Позднее, в 1919 г., историограф деятельности чрезвычайных комиссий Лацис в ряде статей (напечатанных ранее в Киевских и Московских «Известиях», а затем вышедших отдельной книгой «Два года борьбы на внутреннем фронте») подвел итоги официальных сведений о расстрелах и без стеснения писал, что в пределах тогдашней советской России (т. е. 20 центральных губерний) за первую половину 1918 г., т. е. за первое полугодие существования чрезвычайной комиссии, было расстреляно всего 22 человека. «Это длилось бы и дальше, — заявлял Лацис, — если бы не широкая волна заговоров и самый необузданный белый террор (?!) со стороны контрреволюционной буржуазии».[53]
44
Из книги Троцкого Дзержинский заимствовал и аргументацию о «народном гневе»: «В обстановке классового рабства — писал Троцкий — трудно обучить народные массы хорошим манерам. Выведенные из себя они действуют поленом, камнем, огнем и веревкой».
46
В № 1 «Газеты Временного Рабочего и Крестьянского Правительства» от 28-го октября было опубликовано: «Всероссийский съезд советов постановил: восстановленная Керенским смертная казнь на фронте отменяется».
51
Штейнберг в своей книге «Нравственный лик революции» замечает: «Мы единогласно с негодованием в своих ответственных кругах заклеймили это вновь вытащенное на чистую (!?) арену заржавленное орудие варварства. Мы энергично протестовали в центре власти… мы единодушно отвергали там все проекты жалостливых большевиков, (как Луначарский), пытавшихся установить „надзор“ за смертью… Мы не шли ни на какие сделки в этом вопросе». Но «когда большинством голосов наши предложения были отвергнуты, мы больше ничего не делали» — с опозданием кается бывший комиссар юстиции. «Мы не заметили, что этими вначале узкими воротами к нам вернулся с своими чувствами и орудиями тот же самый старый мир». «Волею революционной власти создавался слой революционных убийц, которым суждено было вскоре стать убийцами революции». Это произошло раньше, когда левые с.-р. принимали участие в организации Ч.К. И запоздалыми были позднейшие смягчения, которые бывший большевистский комиссар юстиции пытался вводить в практику Ч.К. Представители левых с.-р. не шли ни на какие сделки, а в лице помощника Дзержинского, л. с.-р. Закса, говорили о расстрелах!
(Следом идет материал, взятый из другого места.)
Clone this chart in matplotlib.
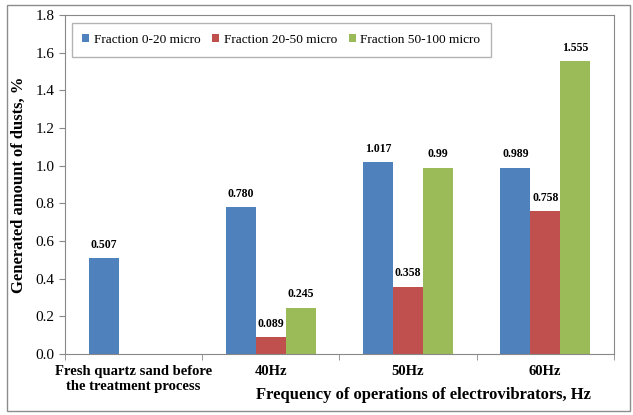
import matplotlib.pyplot as plt
import numpy as np
from matplotlib.patches import Rectangle

plt.rcParams['font.family'] = ['Liberation Serif', 'DejaVu Serif']

categories = ["Fresh quartz sand before\nthe treatment process", "40Hz", "50Hz", "60Hz"]
series_names = ["Fraction 0-20 micro", "Fraction 20-50 micro", "Fraction 50-100 micro"]
fine = [0.507, 0.780, 1.017, 0.989]
medium = [np.nan, 0.089, 0.358, 0.758]
coarse = [np.nan, 0.245, 0.99, 1.555]
fine_lbl = ["0.507", "0.780", "1.017", "0.989"]
medium_lbl = ["", "0.089", "0.358", "0.758"]
coarse_lbl = ["", "0.245", "0.99", "1.555"]

colors = ["#4F81BD", "#C0504D", "#9BBB59"]

fig = plt.figure(figsize=(6.33, 4.15), dpi=100)
ax = fig.add_axes([0.1027, 0.147, 0.867, 0.817])

# outer frame like the spreadsheet chart area
fig.patches.append(Rectangle((0.011, 0.010), 0.985, 0.978, transform=fig.transFigure,
                             fill=False, edgecolor="#8c8c8c", linewidth=1.0))

x = np.arange(len(categories))
w = 0.218
for i, (vals, lbls) in enumerate(zip([fine, medium, coarse], [fine_lbl, medium_lbl, coarse_lbl])):
    pos = x + (i - 1) * w
    ax.bar(pos, vals, w, color=colors[i], label=series_names[i])
    for p, v, t in zip(pos, vals, lbls):
        if t:
            ax.text(p, v + 0.04, t, ha="center", va="bottom", fontsize=8.5, fontweight="bold",
                    bbox=dict(facecolor="white", edgecolor="none", pad=0.5))

ax.set_xlim(-0.5, 3.5)
ax.set_ylim(0, 1.8)
ax.set_yticks(np.arange(0, 1.81, 0.2))
ax.set_yticklabels([f"{v:.1f}" for v in np.arange(0, 1.81, 0.2)], fontsize=11)
ax.set_xticks(x)
ax.set_xticklabels(categories, fontsize=10.5, fontweight="bold")
ax.set_xticks(np.arange(-0.5, 3.6, 1), minor=True)
ax.tick_params(axis="x", which="major", length=0, pad=8)
ax.tick_params(axis="x", which="minor", length=4, color="#888888")
ax.tick_params(axis="y", length=4, color="#888888")
for s in ax.spines.values():
    s.set_color("#888888")

ax.set_ylabel("Generated amount of dusts, %", fontsize=12, fontweight="bold", labelpad=6)
fig.text(0.933, 0.048, "Frequency of operations of electrovibrators, Hz", ha="right", va="center",
         fontsize=12, fontweight="bold")

leg = ax.legend(loc="upper left", ncol=3, fontsize=9.6, frameon=True, fancybox=False,
                edgecolor="#a0a0a0", handlelength=0.5, handleheight=0.5, handletextpad=0.35,
                columnspacing=0.9, bbox_to_anchor=(0.0, 0.995), borderpad=0.8)
leg.get_frame().set_linewidth(1.0)

fig.savefig("out.png", dpi=100)
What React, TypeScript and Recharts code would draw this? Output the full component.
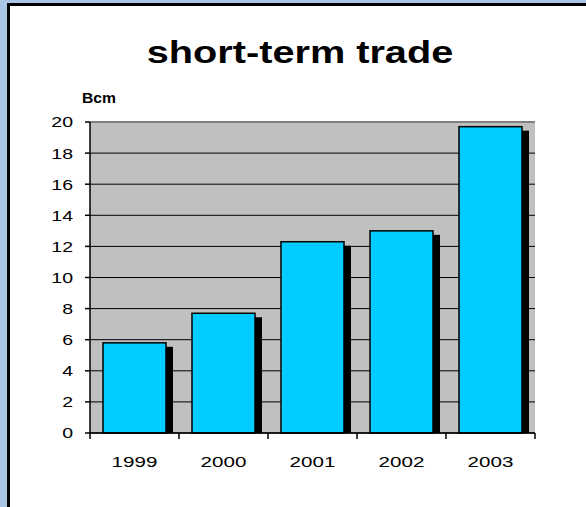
import { BarChart, Bar, XAxis, YAxis, CartesianGrid, ReferenceLine } from 'recharts'

// values (Bcm)
const years = ['1999', '2000', '2001', '2002', '2003']
const volumes = [5.8, 7.7, 12.3, 13.0, 19.7]
const yTicks = [0, 2, 4, 6, 8, 10, 12, 14, 16, 18, 20]

const data = years.map((year, i) => ({ year, value: volumes[i] }))

const FONT = '"Liberation Sans", Arial, sans-serif'
const X_LABEL_GAP = 23

// bar with the black drop shadow on its right side
const ShadowBar = (props: any) => {
  const { x, y, width, height } = props
  if (height <= 0) return null
  return (
    <g>
      <rect x={x + width} y={y + 4} width={7} height={height - 4} fill="#000" />
      <rect x={x} y={y} width={width} height={height} fill="#00ccff" stroke="#000" strokeWidth={1.5} />
    </g>
  )
}

const YTick = (props: any) => {
  const { x, y, payload } = props
  return (
    <text
      transform={`translate(${x},${y}) scale(1.3,1)`}
      textAnchor="end"
      dy="0.36em"
      fontFamily={FONT}
      fontSize={15}
      fill="#000"
    >
      {payload.value}
    </text>
  )
}

// category label in the middle, tick marks on the band edges
const XTick = (props: any) => {
  const { x, y, payload, index, visibleTicksCount } = props
  const half = payload.offset || 0
  const axisY = y - X_LABEL_GAP
  return (
    <g>
      <line x1={x - half} x2={x - half} y1={axisY} y2={axisY + 6} stroke="#000" strokeWidth={1.5} />
      {index === visibleTicksCount - 1 && (
        <line x1={x + half} x2={x + half} y1={axisY} y2={axisY + 6} stroke="#000" strokeWidth={1.5} />
      )}
      <text
        transform={`translate(${x},${y}) scale(1.33,1)`}
        textAnchor="middle"
        dy="0.71em"
        fontFamily={FONT}
        fontSize={15.5}
        fill="#000"
      >
        {payload.value}
      </text>
    </g>
  )
}

export default function App() {
  return (
    <div style={{ position: 'absolute', left: 0, top: 0, width: 586, height: 507, background: '#a8c5e4', overflow: 'hidden' }}>
      <div
        style={{
          position: 'absolute',
          left: 7,
          top: 3,
          right: 0,
          bottom: 0,
          background: '#fff',
          borderLeft: '3px solid #000',
          borderTop: '3px solid #000',
        }}
      />
      {/* title */}
      <div
        style={{
          position: 'absolute',
          left: 0,
          width: 600,
          top: 33,
          textAlign: 'center',
          fontFamily: FONT,
          fontWeight: 'bold',
          fontSize: 32,
          lineHeight: '38px',
          transform: 'scale(1.24,1)',
          transformOrigin: '300px 0',
        }}
      >
        short-term trade
      </div>
      <div
        style={{
          position: 'absolute',
          left: 82,
          top: 90,
          fontFamily: FONT,
          fontWeight: 'bold',
          fontSize: 14,
          lineHeight: '16px',
          transform: 'scale(1.12,1)',
          transformOrigin: '0 0',
        }}
      >
        Bcm
      </div>
      <div style={{ position: 'absolute', left: 0, top: 0 }}>
        <BarChart
          width={586}
          height={507}
          data={data}
          margin={{ top: 122, right: 51, left: 50, bottom: 34 }}
          barSize={63}
        >
          <CartesianGrid vertical={false} stroke="#000" strokeWidth={1} fill="#c0c0c0" fillOpacity={1} />
          <ReferenceLine y={20} stroke="#808080" strokeWidth={2} />
          <XAxis
            dataKey="year"
            tick={<XTick />}
            tickLine={false}
            tickSize={0}
            tickMargin={X_LABEL_GAP}
            axisLine={{ stroke: '#000', strokeWidth: 1.5 }}
            height={40}
          />
          <YAxis
            domain={[0, 20]}
            ticks={yTicks}
            interval={0}
            width={40}
            tick={<YTick />}
            tickSize={5}
            tickMargin={12}
            tickLine={{ stroke: '#000', strokeWidth: 1.5 }}
            axisLine={{ stroke: '#000', strokeWidth: 1.5 }}
          />
          <YAxis
            yAxisId="edge"
            orientation="right"
            domain={[0, 20]}
            width={0}
            tick={false}
            tickLine={false}
            axisLine={{ stroke: '#808080', strokeWidth: 2 }}
          />
          <Bar dataKey="value" shape={ShadowBar} isAnimationActive={false} />
        </BarChart>
      </div>
    </div>
  )
}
Не левые ли с.-р. в день обсуждения вопроса о терроре в Петроградском Совете 8-го сентября высказались за «необходимость классового, организованного террора»? Не левые ли с.-р. в «Воле Труда» 10-го октября заявляли, что «в отношении контр-революции Ч.К. вполне оправдала свое назначение, доказала свою пригодность»? Эта партия «октябрьской революции» стояла тогда «на платформе советской власти». И с полным правом председатель суда во время процесса левых с.-р. в июне 1922 г. заявил: левые с.-р. «берут на себя ответственность за октябрьскую революцию и создание Ч.К.».
52
См. ниже статью «Почему»? Штейнберг вновь вольно или невольно делает хронологическую ошибку, относя предоставление трибуналам официального права вынесения смертных приговоров ко времени «учредиловского движения правых с.-р.», восстания, организованного Савинковым в Ярославле. По словам бывшего комиссара юстиции, эти контрреволюционные выступления «утвердили власть в необходимости этих приемов принуждения».